**Exercise**
Give back every line exactly as it appears, pictures excluded.

**Material**
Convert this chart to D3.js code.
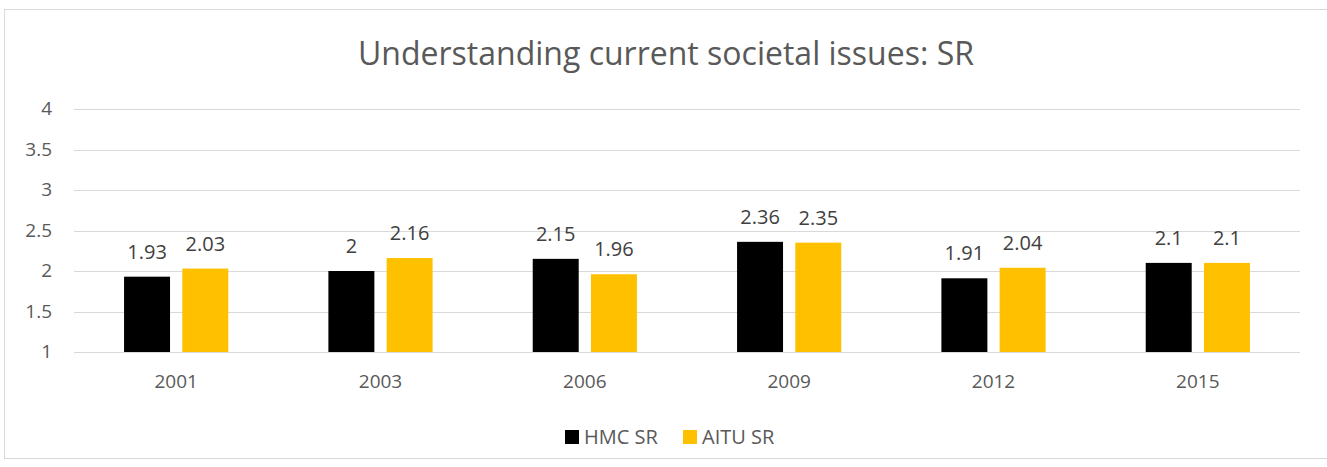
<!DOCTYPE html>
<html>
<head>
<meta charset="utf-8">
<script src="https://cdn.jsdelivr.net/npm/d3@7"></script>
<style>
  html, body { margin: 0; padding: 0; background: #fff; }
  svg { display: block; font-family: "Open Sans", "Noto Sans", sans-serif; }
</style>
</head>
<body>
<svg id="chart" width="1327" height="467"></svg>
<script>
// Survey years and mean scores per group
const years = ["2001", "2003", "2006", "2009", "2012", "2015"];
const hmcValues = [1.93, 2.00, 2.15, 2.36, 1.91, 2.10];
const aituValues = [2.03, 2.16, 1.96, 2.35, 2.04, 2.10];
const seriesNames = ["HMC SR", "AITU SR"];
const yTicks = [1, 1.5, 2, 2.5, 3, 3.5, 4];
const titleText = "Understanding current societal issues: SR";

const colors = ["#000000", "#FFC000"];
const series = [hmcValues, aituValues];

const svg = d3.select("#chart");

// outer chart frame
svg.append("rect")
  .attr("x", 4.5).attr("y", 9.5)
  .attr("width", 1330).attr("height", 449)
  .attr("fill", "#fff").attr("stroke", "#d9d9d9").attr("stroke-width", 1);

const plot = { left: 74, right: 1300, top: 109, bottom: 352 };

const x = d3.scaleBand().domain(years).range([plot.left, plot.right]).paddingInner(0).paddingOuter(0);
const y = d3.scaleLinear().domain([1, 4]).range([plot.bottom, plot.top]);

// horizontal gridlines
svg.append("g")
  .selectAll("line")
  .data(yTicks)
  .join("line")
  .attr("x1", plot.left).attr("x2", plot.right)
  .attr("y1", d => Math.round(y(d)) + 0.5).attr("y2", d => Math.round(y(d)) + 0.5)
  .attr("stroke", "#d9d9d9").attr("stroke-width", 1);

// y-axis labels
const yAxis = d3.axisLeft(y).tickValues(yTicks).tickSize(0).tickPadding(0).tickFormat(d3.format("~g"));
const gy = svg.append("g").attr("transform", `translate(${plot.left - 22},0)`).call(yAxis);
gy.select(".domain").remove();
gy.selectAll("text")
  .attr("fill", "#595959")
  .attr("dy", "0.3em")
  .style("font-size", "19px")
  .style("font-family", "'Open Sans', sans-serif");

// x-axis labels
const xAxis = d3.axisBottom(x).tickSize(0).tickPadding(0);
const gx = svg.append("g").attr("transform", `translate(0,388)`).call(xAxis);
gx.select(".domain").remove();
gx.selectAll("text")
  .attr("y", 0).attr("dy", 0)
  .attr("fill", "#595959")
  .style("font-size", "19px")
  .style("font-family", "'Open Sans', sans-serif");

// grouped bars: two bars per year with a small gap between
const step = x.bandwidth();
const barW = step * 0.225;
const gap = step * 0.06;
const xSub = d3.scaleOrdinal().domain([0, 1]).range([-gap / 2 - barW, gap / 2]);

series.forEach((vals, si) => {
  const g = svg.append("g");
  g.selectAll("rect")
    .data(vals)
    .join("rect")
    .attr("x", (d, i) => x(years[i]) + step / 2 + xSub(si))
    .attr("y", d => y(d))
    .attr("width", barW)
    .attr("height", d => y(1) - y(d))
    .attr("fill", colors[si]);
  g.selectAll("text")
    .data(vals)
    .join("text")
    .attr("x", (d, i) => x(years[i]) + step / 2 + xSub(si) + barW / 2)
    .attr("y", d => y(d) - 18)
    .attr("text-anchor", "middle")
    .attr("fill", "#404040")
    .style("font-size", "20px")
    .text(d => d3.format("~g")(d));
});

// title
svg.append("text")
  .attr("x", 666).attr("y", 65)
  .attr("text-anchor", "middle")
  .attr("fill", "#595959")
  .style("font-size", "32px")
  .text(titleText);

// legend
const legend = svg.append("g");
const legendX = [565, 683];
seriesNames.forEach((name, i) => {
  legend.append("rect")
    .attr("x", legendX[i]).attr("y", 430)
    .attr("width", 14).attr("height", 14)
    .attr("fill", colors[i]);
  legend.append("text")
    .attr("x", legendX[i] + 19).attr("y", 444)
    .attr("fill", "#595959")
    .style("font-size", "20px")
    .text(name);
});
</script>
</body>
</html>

**Response for this exercise**
Convert this chart to D3.js code.
<!DOCTYPE html>
<html>
<head>
<meta charset="utf-8">
<script src="https://cdn.jsdelivr.net/npm/d3@7"></script>
<style>
  html, body { margin: 0; padding: 0; background: #fff; }
  svg { display: block; font-family: "Open Sans", "Noto Sans", sans-serif; }
</style>
</head>
<body>
<svg id="chart" width="1327" height="467"></svg>
<script>
// Survey years and mean scores per group
const years = ["2001", "2003", "2006", "2009", "2012", "2015"];
const hmcValues = [1.93, 2.00, 2.15, 2.36, 1.91, 2.10];
const aituValues = [2.03, 2.16, 1.96, 2.35, 2.04, 2.10];
const seriesNames = ["HMC SR", "AITU SR"];
const yTicks = [1, 1.5, 2, 2.5, 3, 3.5, 4];
const titleText = "Understanding current societal issues: SR";

const colors = ["#000000", "#FFC000"];
const series = [hmcValues, aituValues];

const svg = d3.select("#chart");

// outer chart frame
svg.append("rect")
  .attr("x", 4.5).attr("y", 9.5)
  .attr("width", 1330).attr("height", 449)
  .attr("fill", "#fff").attr("stroke", "#d9d9d9").attr("stroke-width", 1);

const plot = { left: 74, right: 1300, top: 109, bottom: 352 };

const x = d3.scaleBand().domain(years).range([plot.left, plot.right]).paddingInner(0).paddingOuter(0);
const y = d3.scaleLinear().domain([1, 4]).range([plot.bottom, plot.top]);

// horizontal gridlines
svg.append("g")
  .selectAll("line")
  .data(yTicks)
  .join("line")
  .attr("x1", plot.left).attr("x2", plot.right)
  .attr("y1", d => Math.round(y(d)) + 0.5).attr("y2", d => Math.round(y(d)) + 0.5)
  .attr("stroke", "#d9d9d9").attr("stroke-width", 1);

// y-axis labels
const yAxis = d3.axisLeft(y).tickValues(yTicks).tickSize(0).tickPadding(0).tickFormat(d3.format("~g"));
const gy = svg.append("g").attr("transform", `translate(${plot.left - 22},0)`).call(yAxis);
gy.select(".domain").remove();
gy.selectAll("text")
  .attr("fill", "#595959")
  .attr("dy", "0.3em")
  .style("font-size", "19px")
  .style("font-family", "'Open Sans', sans-serif");

// x-axis labels
const xAxis = d3.axisBottom(x).tickSize(0).tickPadding(0);
const gx = svg.append("g").attr("transform", `translate(0,388)`).call(xAxis);
gx.select(".domain").remove();
gx.selectAll("text")
  .attr("y", 0).attr("dy", 0)
  .attr("fill", "#595959")
  .style("font-size", "19px")
  .style("font-family", "'Open Sans', sans-serif");

// grouped bars: two bars per year with a small gap between
const step = x.bandwidth();
const barW = step * 0.225;
const gap = step * 0.06;
const xSub = d3.scaleOrdinal().domain([0, 1]).range([-gap / 2 - barW, gap / 2]);

series.forEach((vals, si) => {
  const g = svg.append("g");
  g.selectAll("rect")
    .data(vals)
    .join("rect")
    .attr("x", (d, i) => x(years[i]) + step / 2 + xSub(si))
    .attr("y", d => y(d))
    .attr("width", barW)
    .attr("height", d => y(1) - y(d))
    .attr("fill", colors[si]);
  g.selectAll("text")
    .data(vals)
    .join("text")
    .attr("x", (d, i) => x(years[i]) + step / 2 + xSub(si) + barW / 2)
    .attr("y", d => y(d) - 18)
    .attr("text-anchor", "middle")
    .attr("fill", "#404040")
    .style("font-size", "20px")
    .text(d => d3.format("~g")(d));
});

// title
svg.append("text")
  .attr("x", 666).attr("y", 65)
  .attr("text-anchor", "middle")
  .attr("fill", "#595959")
  .style("font-size", "32px")
  .text(titleText);

// legend
const legend = svg.append("g");
const legendX = [565, 683];
seriesNames.forEach((name, i) => {
  legend.append("rect")
    .attr("x", legendX[i]).attr("y", 430)
    .attr("width", 14).attr("height", 14)
    .attr("fill", colors[i]);
  legend.append("text")
    .attr("x", legendX[i] + 19).attr("y", 444)
    .attr("fill", "#595959")
    .style("font-size", "20px")
    .text(name);
});
</script>
</body>
</html>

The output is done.